§ **SHORT PROBLEM**
The listing below is the input. Say how many of its lines contain "matplotlib", giving the number alone.

--- BEGIN ---

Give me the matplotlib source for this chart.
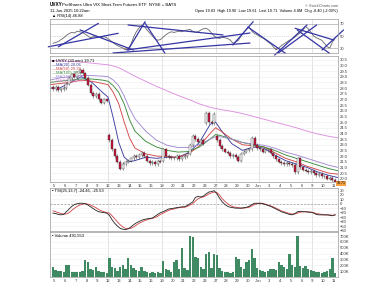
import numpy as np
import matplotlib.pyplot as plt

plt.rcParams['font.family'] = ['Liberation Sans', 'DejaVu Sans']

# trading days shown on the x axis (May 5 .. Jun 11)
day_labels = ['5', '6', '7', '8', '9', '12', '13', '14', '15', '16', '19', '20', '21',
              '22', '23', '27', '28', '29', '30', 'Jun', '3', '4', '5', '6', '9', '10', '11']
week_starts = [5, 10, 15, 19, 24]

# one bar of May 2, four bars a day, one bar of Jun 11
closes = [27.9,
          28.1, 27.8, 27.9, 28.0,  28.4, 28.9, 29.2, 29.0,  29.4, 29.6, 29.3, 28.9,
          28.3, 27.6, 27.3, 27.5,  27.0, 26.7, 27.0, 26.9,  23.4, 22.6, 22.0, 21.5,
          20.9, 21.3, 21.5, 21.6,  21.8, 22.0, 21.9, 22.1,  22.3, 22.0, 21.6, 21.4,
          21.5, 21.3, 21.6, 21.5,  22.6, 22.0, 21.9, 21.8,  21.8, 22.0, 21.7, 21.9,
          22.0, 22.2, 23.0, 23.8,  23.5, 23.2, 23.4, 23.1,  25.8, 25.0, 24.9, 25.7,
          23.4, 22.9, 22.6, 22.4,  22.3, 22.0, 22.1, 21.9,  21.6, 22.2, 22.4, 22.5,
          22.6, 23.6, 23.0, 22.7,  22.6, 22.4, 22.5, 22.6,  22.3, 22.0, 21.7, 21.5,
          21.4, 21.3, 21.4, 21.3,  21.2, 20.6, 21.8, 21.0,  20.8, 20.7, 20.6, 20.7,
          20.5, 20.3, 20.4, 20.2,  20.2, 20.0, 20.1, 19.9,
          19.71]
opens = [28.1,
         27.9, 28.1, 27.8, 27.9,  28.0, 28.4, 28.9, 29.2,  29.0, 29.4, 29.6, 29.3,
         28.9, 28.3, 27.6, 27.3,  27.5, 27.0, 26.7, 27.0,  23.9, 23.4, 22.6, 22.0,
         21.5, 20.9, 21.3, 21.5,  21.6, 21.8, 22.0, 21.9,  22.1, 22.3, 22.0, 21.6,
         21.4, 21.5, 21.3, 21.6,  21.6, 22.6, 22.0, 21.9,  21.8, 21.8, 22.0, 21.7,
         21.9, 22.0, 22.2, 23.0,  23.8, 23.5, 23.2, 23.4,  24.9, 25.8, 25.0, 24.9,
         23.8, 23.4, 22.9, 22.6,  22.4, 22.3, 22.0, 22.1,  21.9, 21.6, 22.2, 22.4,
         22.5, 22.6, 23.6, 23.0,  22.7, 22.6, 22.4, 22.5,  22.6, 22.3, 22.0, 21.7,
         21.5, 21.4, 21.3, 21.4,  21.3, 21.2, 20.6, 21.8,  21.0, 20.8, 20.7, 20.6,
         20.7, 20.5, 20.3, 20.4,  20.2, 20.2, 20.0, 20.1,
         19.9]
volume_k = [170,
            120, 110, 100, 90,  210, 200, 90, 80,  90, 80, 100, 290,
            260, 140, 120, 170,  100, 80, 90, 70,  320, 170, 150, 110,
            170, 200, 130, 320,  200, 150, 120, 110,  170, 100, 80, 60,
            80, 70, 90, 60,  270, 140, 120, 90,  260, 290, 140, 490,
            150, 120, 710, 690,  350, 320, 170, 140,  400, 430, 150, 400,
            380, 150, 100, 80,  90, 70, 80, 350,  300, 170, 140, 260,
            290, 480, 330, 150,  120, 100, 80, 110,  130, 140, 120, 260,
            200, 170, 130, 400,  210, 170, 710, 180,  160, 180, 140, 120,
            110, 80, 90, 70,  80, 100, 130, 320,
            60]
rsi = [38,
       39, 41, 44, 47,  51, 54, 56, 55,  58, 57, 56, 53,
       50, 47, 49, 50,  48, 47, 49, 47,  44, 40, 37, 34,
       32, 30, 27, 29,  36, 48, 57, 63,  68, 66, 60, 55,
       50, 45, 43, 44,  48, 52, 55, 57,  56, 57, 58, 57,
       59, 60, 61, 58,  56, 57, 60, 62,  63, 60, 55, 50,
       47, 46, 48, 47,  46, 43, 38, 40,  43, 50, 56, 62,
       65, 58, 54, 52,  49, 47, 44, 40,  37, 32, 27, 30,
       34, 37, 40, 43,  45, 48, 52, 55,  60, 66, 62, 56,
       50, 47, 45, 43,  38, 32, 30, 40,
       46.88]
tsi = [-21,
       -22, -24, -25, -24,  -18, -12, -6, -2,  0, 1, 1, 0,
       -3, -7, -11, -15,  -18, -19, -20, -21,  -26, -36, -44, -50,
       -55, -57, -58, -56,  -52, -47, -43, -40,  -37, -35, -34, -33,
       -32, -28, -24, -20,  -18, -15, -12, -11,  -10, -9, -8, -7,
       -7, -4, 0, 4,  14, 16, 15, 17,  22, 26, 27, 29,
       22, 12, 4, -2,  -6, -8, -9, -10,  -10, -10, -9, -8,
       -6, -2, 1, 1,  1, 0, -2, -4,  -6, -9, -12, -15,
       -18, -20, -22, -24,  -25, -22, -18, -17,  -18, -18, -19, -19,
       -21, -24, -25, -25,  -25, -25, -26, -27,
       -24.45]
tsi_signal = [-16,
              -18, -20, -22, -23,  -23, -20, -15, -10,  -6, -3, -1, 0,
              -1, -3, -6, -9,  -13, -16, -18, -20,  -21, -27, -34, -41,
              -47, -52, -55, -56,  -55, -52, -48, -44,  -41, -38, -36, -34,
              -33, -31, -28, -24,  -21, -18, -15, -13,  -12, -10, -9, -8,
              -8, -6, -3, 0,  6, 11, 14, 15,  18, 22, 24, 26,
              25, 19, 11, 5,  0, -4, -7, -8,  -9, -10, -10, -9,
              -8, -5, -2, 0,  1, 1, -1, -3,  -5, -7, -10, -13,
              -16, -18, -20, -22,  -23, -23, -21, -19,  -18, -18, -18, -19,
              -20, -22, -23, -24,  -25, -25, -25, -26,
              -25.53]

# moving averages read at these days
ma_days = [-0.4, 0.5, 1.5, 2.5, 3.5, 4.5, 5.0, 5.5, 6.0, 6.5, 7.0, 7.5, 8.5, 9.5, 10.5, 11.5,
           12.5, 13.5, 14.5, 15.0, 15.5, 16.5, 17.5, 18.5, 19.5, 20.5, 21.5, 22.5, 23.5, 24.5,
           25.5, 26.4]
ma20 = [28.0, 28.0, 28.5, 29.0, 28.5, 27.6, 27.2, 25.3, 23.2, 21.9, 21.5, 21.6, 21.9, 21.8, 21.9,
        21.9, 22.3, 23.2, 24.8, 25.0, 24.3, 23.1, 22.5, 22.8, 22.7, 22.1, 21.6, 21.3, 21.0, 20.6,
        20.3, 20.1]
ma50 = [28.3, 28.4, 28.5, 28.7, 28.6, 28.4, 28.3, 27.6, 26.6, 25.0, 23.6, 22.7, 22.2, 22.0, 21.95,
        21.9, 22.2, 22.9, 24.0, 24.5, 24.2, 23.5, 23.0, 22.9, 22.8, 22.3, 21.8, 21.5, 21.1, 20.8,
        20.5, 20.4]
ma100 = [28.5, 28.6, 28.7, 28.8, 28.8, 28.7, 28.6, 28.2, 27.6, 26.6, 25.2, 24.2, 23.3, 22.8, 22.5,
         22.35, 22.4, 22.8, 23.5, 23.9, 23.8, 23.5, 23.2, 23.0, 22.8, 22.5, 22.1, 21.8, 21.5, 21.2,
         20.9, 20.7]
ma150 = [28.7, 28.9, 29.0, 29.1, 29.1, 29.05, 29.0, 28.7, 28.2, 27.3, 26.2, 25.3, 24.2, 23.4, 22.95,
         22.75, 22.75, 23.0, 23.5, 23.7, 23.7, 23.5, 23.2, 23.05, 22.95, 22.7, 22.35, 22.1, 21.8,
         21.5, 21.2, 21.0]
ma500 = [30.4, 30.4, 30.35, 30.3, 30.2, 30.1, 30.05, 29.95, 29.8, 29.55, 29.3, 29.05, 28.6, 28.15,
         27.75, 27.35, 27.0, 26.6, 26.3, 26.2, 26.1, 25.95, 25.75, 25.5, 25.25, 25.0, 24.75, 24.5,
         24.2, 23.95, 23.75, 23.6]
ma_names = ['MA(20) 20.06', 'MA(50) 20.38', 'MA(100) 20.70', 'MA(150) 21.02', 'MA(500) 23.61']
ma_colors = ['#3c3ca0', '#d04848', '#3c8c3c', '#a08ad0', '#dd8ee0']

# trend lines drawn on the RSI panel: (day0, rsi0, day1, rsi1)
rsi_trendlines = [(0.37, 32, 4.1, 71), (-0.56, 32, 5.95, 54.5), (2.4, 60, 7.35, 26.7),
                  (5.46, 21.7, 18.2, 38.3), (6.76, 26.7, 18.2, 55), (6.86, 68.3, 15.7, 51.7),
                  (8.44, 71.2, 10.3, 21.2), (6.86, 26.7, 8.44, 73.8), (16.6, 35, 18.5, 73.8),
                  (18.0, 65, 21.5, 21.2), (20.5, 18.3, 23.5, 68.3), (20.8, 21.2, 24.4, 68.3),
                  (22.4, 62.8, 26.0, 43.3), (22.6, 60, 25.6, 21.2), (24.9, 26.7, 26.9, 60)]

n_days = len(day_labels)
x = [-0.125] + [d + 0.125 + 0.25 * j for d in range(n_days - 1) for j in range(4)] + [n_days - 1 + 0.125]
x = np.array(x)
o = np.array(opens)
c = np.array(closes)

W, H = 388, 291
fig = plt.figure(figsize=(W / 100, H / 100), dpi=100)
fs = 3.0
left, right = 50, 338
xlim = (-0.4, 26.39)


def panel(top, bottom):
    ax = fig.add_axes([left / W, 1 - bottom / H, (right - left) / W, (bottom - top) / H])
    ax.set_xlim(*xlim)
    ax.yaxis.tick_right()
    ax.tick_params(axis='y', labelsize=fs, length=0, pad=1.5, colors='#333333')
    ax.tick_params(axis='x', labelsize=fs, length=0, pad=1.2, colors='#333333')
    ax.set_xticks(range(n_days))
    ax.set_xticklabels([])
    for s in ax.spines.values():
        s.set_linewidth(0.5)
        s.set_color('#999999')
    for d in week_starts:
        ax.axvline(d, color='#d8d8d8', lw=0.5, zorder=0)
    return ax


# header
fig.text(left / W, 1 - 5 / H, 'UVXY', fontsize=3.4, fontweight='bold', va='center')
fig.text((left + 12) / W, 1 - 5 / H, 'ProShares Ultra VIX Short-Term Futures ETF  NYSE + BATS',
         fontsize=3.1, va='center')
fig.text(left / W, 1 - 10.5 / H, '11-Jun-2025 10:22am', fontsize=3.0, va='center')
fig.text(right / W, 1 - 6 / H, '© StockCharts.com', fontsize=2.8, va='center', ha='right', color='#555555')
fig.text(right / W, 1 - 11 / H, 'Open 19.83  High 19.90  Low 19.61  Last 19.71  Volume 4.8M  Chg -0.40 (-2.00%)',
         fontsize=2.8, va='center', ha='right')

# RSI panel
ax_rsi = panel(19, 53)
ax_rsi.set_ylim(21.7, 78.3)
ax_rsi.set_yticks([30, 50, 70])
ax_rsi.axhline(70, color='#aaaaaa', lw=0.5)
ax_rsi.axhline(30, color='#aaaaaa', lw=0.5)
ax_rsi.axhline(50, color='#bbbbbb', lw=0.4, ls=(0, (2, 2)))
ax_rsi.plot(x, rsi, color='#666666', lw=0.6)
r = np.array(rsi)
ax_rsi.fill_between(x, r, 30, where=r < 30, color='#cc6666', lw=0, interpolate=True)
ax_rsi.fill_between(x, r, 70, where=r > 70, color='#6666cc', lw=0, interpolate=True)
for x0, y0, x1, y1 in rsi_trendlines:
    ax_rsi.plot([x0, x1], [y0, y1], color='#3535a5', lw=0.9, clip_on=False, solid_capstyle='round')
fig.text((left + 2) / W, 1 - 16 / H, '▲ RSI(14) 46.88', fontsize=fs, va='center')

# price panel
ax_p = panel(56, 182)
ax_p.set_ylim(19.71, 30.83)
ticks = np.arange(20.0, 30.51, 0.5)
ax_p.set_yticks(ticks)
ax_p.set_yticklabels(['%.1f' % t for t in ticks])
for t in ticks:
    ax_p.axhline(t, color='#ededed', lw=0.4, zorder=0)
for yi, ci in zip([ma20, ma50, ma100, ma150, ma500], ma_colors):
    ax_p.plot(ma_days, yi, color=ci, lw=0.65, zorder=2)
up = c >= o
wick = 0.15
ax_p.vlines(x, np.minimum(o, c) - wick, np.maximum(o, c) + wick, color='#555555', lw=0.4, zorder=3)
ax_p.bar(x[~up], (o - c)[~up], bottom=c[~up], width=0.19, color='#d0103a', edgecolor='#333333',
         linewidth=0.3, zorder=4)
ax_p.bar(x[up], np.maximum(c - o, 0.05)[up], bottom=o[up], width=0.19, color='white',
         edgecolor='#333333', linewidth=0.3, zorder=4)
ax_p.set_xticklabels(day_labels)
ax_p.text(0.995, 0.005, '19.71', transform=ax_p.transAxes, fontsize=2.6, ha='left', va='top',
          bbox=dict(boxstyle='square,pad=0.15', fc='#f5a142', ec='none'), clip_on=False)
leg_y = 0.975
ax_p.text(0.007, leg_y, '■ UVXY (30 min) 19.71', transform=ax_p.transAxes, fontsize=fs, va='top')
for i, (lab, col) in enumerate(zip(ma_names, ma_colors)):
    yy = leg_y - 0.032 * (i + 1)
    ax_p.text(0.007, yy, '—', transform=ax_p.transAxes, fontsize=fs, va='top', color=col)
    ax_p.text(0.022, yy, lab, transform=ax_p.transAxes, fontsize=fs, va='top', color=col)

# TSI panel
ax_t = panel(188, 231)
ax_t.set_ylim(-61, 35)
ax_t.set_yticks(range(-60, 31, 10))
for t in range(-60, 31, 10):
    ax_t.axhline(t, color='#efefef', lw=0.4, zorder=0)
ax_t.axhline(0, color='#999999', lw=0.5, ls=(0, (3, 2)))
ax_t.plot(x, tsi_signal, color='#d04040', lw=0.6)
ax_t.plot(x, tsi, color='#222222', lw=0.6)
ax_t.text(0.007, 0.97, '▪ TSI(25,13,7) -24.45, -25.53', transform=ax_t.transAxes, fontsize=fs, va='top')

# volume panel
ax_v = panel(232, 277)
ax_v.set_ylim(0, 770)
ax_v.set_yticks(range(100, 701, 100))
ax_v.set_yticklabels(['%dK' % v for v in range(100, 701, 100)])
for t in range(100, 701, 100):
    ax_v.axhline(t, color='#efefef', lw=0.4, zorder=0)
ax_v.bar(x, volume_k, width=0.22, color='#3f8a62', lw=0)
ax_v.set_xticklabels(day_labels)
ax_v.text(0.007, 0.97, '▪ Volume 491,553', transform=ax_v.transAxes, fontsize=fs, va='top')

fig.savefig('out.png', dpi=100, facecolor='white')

--- END ---

§ **COMPLETE OUTPUT**
2